A computer virus which led to a temporary shutdown of the county’s network last week originated in the 911 Center, multiple sources have told the Beaver Countian. The attack led to workers in several departments sitting idle on Monday as they were ordered not to use their computers while technicians worked to mitigate the problem.

County Officials have declined to speak publicly about the virus saying the matter may lead to a criminal investigation.

The unknown virus strain first infected a computer station in the Beaver County Emergency Services Center, which receives all 911 calls in the county and is responsible for dispatching ambulances, fire rescue, and police. The virus masked itself as Emergency Management Coordinator Wesley Hill, sending out mass emails to other county employees encouraging them to change their passwords.

Nearly a dozen county employees were tricked by the malicious email into clicking links.

The technique is commonly used in what are known in the security industry as “phishing attacks.” Phishing is a method used by hackers to acquire sensitive information (such as usernames and passwords) by masquerading as a trustworthy individual (such as Wesley Hill) in electronic communications. The county was probably not specifically targeted in the attack, which may have been designed to gather compromised accounts to send out spam emails.

Officials stress that emergency operations in the county were not affected by the attack. It is not believed that attackers gained access to any sensitive information from county systems.

Beaver County Commissioners reduced the size of the IT department last May when they laid off Frank Signore, the county’s long-time head of information technology, in what they called “a cost savings measure.” Commissioners spent $25,000 on a “Barracuda” website filtering and network security device soon after.

Since the attack, Commissioners have ordered internet access to county employees shuttered. Elected Row Officers and Department Heads must now apply to give their employees access if it is needed to carry out official functions.


      • I believe that JP is a professional expert in Internet/computer security.

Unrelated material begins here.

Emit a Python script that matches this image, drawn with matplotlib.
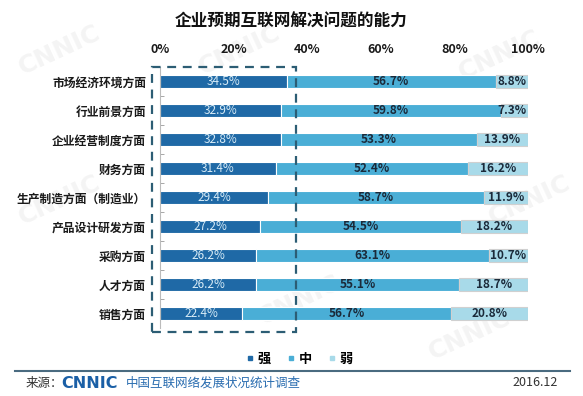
import matplotlib.pyplot as plt
from matplotlib.patches import Rectangle
from matplotlib.lines import Line2D
import matplotlib.transforms as mtransforms

plt.rcParams['font.family'] = ['Noto Sans CJK SC', 'DejaVu Sans']

# data
categories = ['市场经济环境方面', '行业前景方面', '企业经营制度方面', '财务方面',
              '生产制造方面（制造业）', '产品设计研发方面', '采购方面', '人才方面', '销售方面']
strong = [34.5, 32.9, 32.8, 31.4, 29.4, 27.2, 26.2, 26.2, 22.4]
mid = [56.7, 59.8, 53.3, 52.4, 58.7, 54.5, 63.1, 55.1, 56.7]
weak = [8.8, 7.3, 13.9, 16.2, 11.9, 18.2, 10.7, 18.7, 20.8]
series_names = ['强', '中', '弱']
xticks = [0, 20, 40, 60, 80, 100]

c_strong = '#1f69a6'
c_mid = '#4aaed6'
c_weak = '#a8dae9'

fig = plt.figure(figsize=(5.83, 3.96), dpi=100)
ax = fig.add_axes([160/583, 1-328/396, 368/583, 261/396])
ax.patch.set_alpha(0)

# faint watermark
for wx, wy in [(60, 50), (240, 50), (500, 55), (60, 200), (530, 200),
               (300, 300), (470, 335)]:
    fig.text(wx/583, 1-wy/396, 'CNNIC', ha='center', va='center', fontsize=18,
             fontweight='bold', color='#f4f4f4', rotation=25, zorder=-5,
             family='DejaVu Sans')

y = list(range(len(categories)))
h = 0.42
left2 = [s for s in strong]
left3 = [s + m for s, m in zip(strong, mid)]
ax.barh(y, strong, height=h, color=c_strong, edgecolor='white', linewidth=0.8)
ax.barh(y, mid, left=left2, height=h, color=c_mid, edgecolor='white', linewidth=0.8)
ax.barh(y, weak, left=left3, height=h, color=c_weak, edgecolor='#d0d0d0', linewidth=0.8)

for i in y:
    ax.text(strong[i] / 2, i, f'{strong[i]}%', ha='center', va='center',
            fontsize=8.5, color='#d8ecf7')
    ax.text(left2[i] + mid[i] / 2, i, f'{mid[i]}%', ha='center', va='center',
            fontsize=8.5, color='#1b2a3a', fontweight='bold')
    if weak[i] < 10:
        ax.text(99.5, i, f'{weak[i]}%', ha='right', va='center',
                fontsize=8.5, color='#1b2a3a', fontweight='bold')
    else:
        ax.text(left3[i] + weak[i] / 2, i, f'{weak[i]}%', ha='center', va='center',
                fontsize=8.5, color='#1b2a3a', fontweight='bold')

ax.set_xlim(0, 100)
ax.set_ylim(len(categories) - 0.5, -0.5)
ax.set_xticks(xticks)
ax.set_xticklabels([f'{t}%' for t in xticks], fontweight='bold', fontsize=9, color='#1a1a1a')
ax.xaxis.tick_top()
ax.tick_params(axis='x', length=0, pad=8)
ax.set_yticks(y)
ax.set_yticklabels(categories, fontweight='bold', fontsize=8.5, color='#1a1a1a')
ax.tick_params(axis='y', length=0, pad=10)
ax.set_yticks([i + 0.5 for i in y[:-1]], minor=True)
ax.tick_params(axis='y', which='minor', length=3, direction='in', color='#999999')
for s in ['top', 'right', 'bottom']:
    ax.spines[s].set_visible(False)
ax.spines['left'].set_color('#bbbbbb')
ax.spines['left'].set_linewidth(0.8)

# dashed highlight box around the strong segment
trans = mtransforms.blended_transform_factory(ax.transData, fig.transFigure)
box = Rectangle((-2.2, 1-332/396), 39.2, 265/396, transform=trans, fill=False,
                edgecolor='#2c5d74', linestyle=(0, (4, 3)), linewidth=1.6, clip_on=False)
fig.add_artist(box)

fig.text(0.5, 1-22/396, '企业预期互联网解决问题的能力', ha='center', va='center',
         fontsize=12, fontweight='bold', color='#111111')

handles = [Line2D([], [], marker='s', linestyle='', markersize=3.5, color=c)
           for c in [c_strong, c_mid, c_weak]]
fig.legend(handles, series_names, loc='center', bbox_to_anchor=(0.51, 1-359/396),
           ncol=3, frameon=False, handletextpad=0.0, handlelength=1.2,
           columnspacing=0.9, prop={'weight': 'bold', 'size': 9.5})

fig.add_artist(Line2D([15/583, 570/583], [1-371/396, 1-371/396], color='#4a6b80', linewidth=1.5))
fig.text(26/583, 1-383/396, '来源：', ha='left', va='center', fontsize=9, color='#333333')
fig.text(61/583, 1-383/396, 'CNNIC', ha='left', va='center', fontsize=11.5,
         fontweight='bold', color='#1a5fa6', family='DejaVu Sans')
fig.text(126/583, 1-383/396, '中国互联网络发展状况统计调查', ha='left', va='center',
         fontsize=9, color='#2a6db0')
fig.text(558/583, 1-383/396, '2016.12', ha='right', va='center', fontsize=9, color='#333333')

fig.savefig('out.png', dpi=100)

It is very unlikely that this information is incorrect.

      • “far from the truth…..as always in the blog.”

        Get a lot of first hand information down in the mines, do you?

        I strive for accuracy in all that I report. The information in this article came directly from conversations I had with county officials about the matter.  While more detailed, this reporting is also consistent with independent reporting published by the Beaver County Times as well. If you can point out any specific information which you know to be factually inaccurate in this or any of my articles, I will as always conduct further research and publish a correction if warranted.

      • What the hell does an over paid mother Hubbard cubbert cleaner know about what’s going on. Organise boxes shake your tail feather move on

  1. This is pretty common in systems without proper controls. Someone thinks that there are no consequences to surfing their favorite porn sites, until their workplace gets infected. Look at the nasty stuff on your own PC and time, people!